YOUR GOAL ▸
Transcribe only the part of the material below that begins at the line containing "Give me the matplotlib source for this chart." and ends at the line containing "suppressed = [89.93, 94.73, 90.61, 82.02, 74.49]", with both kept and images left out.

---------- MATERIAL FOR THIS EXERCISE

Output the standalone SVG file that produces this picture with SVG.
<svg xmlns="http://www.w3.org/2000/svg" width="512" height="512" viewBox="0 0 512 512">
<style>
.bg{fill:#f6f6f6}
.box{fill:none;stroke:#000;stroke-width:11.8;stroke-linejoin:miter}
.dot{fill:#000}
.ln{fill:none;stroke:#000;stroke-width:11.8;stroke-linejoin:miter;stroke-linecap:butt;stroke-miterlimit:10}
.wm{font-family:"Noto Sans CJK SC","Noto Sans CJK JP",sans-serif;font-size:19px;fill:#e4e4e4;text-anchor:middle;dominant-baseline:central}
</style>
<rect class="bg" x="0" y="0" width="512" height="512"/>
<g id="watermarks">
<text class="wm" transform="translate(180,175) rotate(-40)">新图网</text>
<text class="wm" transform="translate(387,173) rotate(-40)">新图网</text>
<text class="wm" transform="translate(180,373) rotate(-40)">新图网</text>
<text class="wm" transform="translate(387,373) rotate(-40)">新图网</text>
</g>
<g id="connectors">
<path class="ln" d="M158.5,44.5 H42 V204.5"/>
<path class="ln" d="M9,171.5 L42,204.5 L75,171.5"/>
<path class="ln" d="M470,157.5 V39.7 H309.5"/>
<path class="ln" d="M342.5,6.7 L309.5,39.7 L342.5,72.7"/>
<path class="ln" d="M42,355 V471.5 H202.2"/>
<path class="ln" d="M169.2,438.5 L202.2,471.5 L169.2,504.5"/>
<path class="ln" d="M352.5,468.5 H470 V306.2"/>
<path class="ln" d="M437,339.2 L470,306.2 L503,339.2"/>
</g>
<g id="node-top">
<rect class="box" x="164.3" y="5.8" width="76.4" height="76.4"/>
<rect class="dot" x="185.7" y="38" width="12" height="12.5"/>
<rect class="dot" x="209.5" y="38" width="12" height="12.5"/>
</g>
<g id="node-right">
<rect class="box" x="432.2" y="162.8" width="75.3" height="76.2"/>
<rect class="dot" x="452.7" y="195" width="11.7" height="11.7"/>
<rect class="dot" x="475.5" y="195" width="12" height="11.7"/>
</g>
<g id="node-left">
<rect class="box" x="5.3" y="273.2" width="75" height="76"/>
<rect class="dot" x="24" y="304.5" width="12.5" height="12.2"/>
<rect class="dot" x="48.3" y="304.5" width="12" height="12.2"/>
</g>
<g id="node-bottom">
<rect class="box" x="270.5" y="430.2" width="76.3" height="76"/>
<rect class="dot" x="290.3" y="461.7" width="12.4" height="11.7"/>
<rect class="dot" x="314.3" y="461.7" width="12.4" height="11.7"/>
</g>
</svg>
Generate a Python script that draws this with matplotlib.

--------------------
---------- MATERIAL FOR THIS EXERCISE

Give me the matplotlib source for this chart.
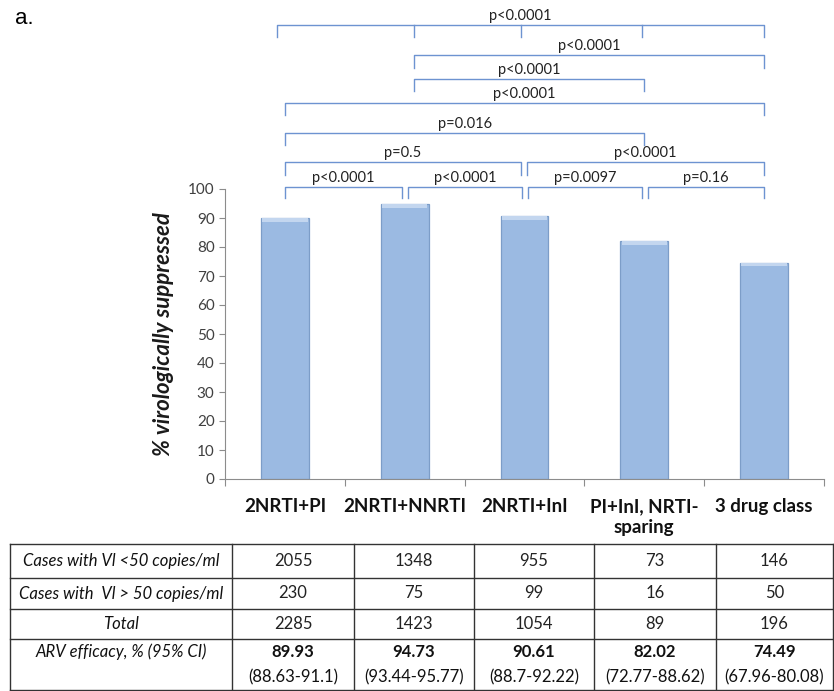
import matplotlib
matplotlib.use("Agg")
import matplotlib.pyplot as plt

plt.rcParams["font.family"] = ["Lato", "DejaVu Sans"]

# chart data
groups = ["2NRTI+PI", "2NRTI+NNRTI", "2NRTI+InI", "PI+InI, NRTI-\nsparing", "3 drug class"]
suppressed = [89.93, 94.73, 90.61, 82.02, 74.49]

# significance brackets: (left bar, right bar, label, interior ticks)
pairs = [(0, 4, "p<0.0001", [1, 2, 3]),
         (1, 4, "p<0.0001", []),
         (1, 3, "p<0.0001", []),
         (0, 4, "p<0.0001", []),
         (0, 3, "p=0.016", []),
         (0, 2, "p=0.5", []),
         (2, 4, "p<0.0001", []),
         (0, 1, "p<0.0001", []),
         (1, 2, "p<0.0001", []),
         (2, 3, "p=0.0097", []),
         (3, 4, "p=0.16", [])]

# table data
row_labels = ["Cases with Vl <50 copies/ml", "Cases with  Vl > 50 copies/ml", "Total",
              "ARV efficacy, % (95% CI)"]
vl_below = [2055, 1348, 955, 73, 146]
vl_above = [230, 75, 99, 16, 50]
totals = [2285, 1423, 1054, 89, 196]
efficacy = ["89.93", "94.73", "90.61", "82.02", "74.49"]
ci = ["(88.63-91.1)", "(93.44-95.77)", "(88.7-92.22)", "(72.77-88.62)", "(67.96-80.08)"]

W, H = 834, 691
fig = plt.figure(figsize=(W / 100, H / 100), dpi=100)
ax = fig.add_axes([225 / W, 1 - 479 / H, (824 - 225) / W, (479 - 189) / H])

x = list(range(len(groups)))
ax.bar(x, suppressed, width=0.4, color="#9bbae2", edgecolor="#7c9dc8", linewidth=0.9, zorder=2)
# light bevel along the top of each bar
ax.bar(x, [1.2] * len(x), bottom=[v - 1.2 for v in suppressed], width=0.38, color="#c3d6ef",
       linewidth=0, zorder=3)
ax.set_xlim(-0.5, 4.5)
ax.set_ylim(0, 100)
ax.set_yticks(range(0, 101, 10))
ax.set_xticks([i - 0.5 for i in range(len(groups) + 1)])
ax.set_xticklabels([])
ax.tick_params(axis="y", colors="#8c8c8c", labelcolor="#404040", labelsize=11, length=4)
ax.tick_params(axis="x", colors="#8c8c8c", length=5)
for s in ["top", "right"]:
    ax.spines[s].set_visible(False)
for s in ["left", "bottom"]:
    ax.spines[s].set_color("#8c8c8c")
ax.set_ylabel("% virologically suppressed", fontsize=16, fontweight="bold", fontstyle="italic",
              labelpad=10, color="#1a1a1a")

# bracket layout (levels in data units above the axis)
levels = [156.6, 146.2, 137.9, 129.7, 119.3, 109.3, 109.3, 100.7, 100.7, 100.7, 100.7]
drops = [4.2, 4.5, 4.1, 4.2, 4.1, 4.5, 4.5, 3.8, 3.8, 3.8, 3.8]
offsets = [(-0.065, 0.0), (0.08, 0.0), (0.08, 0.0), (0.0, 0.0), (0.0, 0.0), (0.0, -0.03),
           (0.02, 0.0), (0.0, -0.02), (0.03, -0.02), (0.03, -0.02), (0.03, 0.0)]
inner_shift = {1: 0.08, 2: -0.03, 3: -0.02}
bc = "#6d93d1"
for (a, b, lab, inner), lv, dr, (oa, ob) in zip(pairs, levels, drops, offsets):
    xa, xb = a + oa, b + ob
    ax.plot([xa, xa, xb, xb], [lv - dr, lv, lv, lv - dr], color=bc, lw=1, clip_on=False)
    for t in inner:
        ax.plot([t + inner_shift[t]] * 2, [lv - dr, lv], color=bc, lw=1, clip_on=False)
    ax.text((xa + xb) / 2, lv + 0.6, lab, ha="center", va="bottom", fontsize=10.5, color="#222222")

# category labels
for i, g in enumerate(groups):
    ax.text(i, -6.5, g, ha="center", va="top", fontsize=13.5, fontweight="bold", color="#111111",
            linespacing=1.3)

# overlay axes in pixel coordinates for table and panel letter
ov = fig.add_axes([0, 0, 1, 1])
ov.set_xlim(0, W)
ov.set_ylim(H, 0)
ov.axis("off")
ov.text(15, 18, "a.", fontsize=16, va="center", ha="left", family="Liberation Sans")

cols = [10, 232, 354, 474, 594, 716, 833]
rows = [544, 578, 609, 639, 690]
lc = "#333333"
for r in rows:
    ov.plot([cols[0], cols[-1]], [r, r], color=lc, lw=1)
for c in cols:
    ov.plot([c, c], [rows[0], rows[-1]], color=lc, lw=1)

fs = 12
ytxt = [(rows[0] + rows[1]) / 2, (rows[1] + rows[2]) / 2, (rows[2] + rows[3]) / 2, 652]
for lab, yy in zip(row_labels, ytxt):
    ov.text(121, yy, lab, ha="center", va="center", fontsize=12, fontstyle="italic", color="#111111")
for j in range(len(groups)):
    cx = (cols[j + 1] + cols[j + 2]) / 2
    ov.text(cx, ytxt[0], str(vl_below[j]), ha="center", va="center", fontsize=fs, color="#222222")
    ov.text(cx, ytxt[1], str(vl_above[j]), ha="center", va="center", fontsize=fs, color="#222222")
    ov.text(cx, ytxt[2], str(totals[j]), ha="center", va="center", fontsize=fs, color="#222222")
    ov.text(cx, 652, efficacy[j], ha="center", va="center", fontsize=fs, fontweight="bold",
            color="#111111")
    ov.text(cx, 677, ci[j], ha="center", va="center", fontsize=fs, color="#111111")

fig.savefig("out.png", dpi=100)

--------------------
---------- MATERIAL FOR THIS EXERCISE

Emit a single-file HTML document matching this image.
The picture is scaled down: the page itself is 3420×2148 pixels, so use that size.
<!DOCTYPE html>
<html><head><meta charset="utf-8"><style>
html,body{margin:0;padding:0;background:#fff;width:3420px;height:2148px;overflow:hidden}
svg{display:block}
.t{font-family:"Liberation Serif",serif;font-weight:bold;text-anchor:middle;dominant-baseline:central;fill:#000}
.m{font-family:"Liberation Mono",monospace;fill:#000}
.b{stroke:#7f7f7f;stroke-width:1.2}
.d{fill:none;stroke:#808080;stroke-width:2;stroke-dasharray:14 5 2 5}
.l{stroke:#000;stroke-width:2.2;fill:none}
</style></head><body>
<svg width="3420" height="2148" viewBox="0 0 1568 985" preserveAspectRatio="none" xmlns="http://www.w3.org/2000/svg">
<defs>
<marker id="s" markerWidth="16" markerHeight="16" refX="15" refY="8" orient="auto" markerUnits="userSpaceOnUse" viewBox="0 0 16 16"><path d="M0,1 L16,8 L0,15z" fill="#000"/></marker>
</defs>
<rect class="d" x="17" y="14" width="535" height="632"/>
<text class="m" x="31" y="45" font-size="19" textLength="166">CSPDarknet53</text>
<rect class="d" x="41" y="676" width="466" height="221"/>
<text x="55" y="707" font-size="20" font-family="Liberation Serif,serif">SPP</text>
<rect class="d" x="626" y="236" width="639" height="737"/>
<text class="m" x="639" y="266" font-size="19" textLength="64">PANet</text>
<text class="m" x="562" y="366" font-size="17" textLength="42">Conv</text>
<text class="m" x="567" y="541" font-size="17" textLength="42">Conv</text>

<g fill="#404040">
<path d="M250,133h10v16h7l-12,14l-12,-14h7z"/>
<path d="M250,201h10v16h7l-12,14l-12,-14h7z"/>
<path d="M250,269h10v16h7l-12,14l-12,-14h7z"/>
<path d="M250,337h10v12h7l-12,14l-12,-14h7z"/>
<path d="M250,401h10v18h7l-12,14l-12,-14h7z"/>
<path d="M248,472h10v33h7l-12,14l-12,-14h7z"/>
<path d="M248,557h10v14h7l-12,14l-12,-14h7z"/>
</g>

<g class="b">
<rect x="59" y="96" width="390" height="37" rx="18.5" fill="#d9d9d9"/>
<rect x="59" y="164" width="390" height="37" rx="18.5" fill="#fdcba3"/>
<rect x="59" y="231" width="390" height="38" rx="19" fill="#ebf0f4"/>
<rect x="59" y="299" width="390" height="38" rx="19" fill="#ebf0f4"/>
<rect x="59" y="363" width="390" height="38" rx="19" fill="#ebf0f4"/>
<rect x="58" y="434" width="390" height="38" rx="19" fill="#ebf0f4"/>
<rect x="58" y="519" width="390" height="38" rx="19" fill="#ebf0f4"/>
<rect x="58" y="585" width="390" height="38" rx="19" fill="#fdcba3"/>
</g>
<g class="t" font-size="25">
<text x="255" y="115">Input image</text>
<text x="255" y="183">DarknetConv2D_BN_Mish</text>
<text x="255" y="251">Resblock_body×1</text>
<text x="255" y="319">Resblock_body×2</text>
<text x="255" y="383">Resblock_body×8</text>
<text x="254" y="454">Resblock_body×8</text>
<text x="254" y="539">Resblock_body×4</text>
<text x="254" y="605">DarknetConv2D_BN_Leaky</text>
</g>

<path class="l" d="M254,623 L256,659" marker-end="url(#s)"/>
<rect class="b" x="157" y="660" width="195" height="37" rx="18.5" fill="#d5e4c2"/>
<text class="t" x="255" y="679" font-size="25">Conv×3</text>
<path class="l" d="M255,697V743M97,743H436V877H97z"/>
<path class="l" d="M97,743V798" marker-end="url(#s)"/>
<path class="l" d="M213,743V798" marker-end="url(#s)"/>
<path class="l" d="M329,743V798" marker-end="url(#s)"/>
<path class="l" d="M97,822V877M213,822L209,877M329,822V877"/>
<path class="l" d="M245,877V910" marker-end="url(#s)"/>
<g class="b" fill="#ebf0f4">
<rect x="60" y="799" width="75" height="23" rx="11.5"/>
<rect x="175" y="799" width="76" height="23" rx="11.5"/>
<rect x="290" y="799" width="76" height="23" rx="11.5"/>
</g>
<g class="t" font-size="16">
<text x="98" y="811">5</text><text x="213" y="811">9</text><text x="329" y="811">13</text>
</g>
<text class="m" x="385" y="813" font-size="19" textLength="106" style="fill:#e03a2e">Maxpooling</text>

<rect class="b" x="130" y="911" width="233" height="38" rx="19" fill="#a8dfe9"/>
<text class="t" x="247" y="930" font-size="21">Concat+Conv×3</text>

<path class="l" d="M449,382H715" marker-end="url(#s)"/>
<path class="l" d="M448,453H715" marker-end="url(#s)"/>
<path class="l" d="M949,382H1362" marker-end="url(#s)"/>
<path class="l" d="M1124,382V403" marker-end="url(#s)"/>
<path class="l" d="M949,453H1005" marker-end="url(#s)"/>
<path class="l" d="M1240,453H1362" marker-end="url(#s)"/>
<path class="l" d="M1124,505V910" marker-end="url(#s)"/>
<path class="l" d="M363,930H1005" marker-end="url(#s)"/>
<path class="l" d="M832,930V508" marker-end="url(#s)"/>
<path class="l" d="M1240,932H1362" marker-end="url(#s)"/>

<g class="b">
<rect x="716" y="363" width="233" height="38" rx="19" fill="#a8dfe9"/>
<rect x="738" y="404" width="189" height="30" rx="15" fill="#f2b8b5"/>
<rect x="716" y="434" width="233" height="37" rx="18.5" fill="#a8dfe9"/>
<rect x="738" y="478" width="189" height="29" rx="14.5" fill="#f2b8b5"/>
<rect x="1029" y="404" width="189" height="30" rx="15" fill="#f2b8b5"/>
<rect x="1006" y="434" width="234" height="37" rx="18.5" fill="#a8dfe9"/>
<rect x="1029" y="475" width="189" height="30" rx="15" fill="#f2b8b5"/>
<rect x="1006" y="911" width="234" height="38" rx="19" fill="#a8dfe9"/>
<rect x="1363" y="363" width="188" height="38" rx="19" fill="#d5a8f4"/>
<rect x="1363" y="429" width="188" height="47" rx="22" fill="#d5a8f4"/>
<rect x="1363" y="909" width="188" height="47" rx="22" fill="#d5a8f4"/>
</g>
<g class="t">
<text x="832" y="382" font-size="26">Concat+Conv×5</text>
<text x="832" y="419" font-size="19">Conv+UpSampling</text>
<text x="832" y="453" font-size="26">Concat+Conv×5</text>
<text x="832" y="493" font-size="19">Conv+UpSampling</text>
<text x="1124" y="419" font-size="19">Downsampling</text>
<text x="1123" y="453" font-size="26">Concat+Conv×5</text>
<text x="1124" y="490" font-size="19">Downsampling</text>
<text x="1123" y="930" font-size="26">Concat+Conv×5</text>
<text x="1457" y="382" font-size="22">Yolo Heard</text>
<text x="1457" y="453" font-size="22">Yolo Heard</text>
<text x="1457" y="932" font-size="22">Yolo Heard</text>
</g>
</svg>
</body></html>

--------------------

SOLUTION FOR THIS TASK ▸
Give me the matplotlib source for this chart.
import matplotlib
matplotlib.use("Agg")
import matplotlib.pyplot as plt

plt.rcParams["font.family"] = ["Lato", "DejaVu Sans"]

# chart data
groups = ["2NRTI+PI", "2NRTI+NNRTI", "2NRTI+InI", "PI+InI, NRTI-\nsparing", "3 drug class"]
suppressed = [89.93, 94.73, 90.61, 82.02, 74.49]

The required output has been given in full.